Monday, October 25, 2010

Truth and Fiction

"Truth must necessarily be stranger than fiction; for fiction is the creation of the human mind and therefore congenial to it." --G. K. Chesterton

Hmm...I wonder if Beowulf really did swim in his armor.

Saturday, October 9, 2010

Typing Troubles

Woe is me.  I must apologize for the brevity of this post.  My typing capabilities have been sadly inhibited by the sudden removal of my long fingernails.  I broke one while I was doing laundry this evening, so I decided to take them all off.  Sadly, my fingers are in a strange state of shock, and I am finding it difficult to punch the keys correctly.

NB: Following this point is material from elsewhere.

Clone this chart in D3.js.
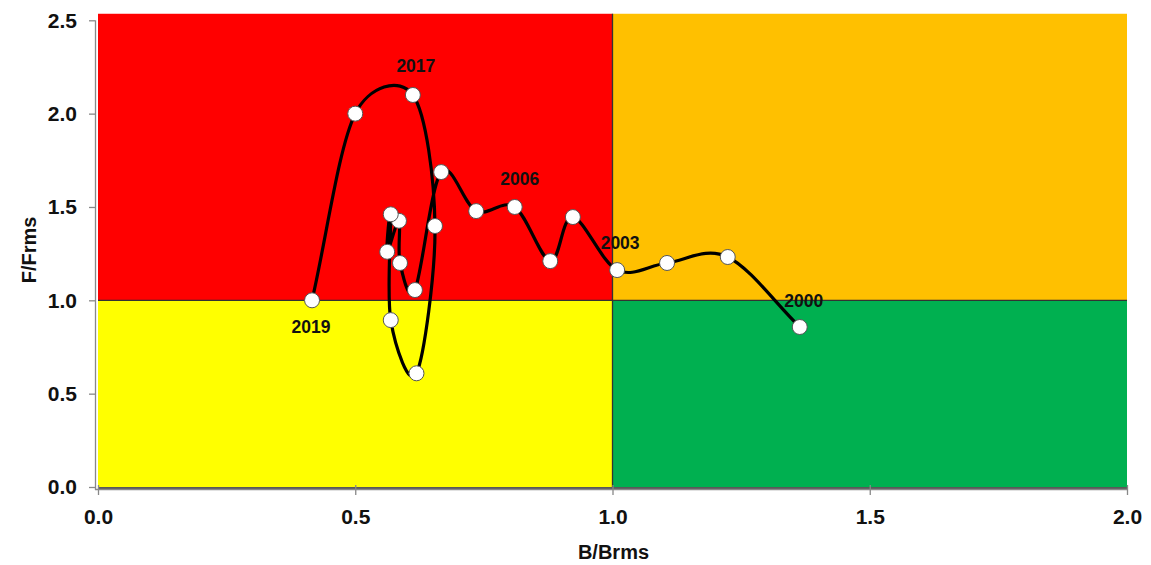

And I have a pile of block quotes to type for a rough cut outline due tomorrow.  Oh, woe is me.

Wednesday, October 6, 2010

Scribblings

A crazy piece of a story I was working on once...


Supremacy

“Go West!” Greeley said. And we have gone west. We have gone to the farthest places of the earth. We have gone even to the moon. And why should we not go to the red planet also? So here I sat, in the Santa Maria of the 21st century, waiting to set foot on the New World. My eyes eagerly peered from my window, wandering in delighted admiration over the vast frontiers of the unexplored continent, and I thought that I had never before beheld such unparalleled grandeur. I thought to myself, “This then is the supreme entity—land—the ground beneath a man’s feet. What is there greater in the universe? What is more truly the basis of civilization than the ground on which it is built? And who greater than the men who discover it?” In my mind, I reviewed the names of all the explorers of whom I had ever heard. Erickson, De Gama, Columbus, Magellan, Livingston, and Armstrong passed in a great parade before me till the last in the line held out his hand to me and I became one of them.
With this thought it occurred to me that I was looking in the wrong direction. Surely, it was not land that was greatest, but the men who conquered it. I turned my eyes from the window, to the interior of the spaceship. The majesty which I had at first seen outside, now seemed to be outshone by the glory of ourselves. The men who surrounded me seemed to radiate it, but I thought myself the brightest. The thought flashed through me that at last we had conquered the Olympus of the gods and had ourselves become gods.
The order came to land, and instantly there was a great rush for the door. I had thought we were gods; now I wondered if we were even men. We became almost beasts each in our wild efforts to be the first to set foot on the new territory. I struggled as hard as the rest, but though I bit and scratched, it was my misfortune to be the smallest of the party, and I stepped out last.
Immediately, I was oppressed with a sense of my own insignificance. Could I actually have made a god of such a puny creature as I? Quickly, I looked at my companions. They seemed to have shrunk to half their former size. I found that I was afraid—terrified—a small child alone in the dark. If this was Olympus, then we had not conquered it, nor the god of it. I turned to flee to the spaceship but it also had shrunk. Where could I hide from the glory to which I had foolishly climbed? I fell to my knees and cried, “Oh God, when will we reach the bounds of our habitation? How long till Thou sayest ‘Thus far and no further’? Have we not built Babel high enough?”
Then I looked at the blackness of space around me and I laughed. The universe was not large enough to hold the Eternal and had I thought that I had reached His dwelling place? We had not come so far. We were but human and the creation stretched beyond Mars. 

...kinda fun making the poor guy go through so many wrong attitudes towards man and the cosmos before he hits on the right one.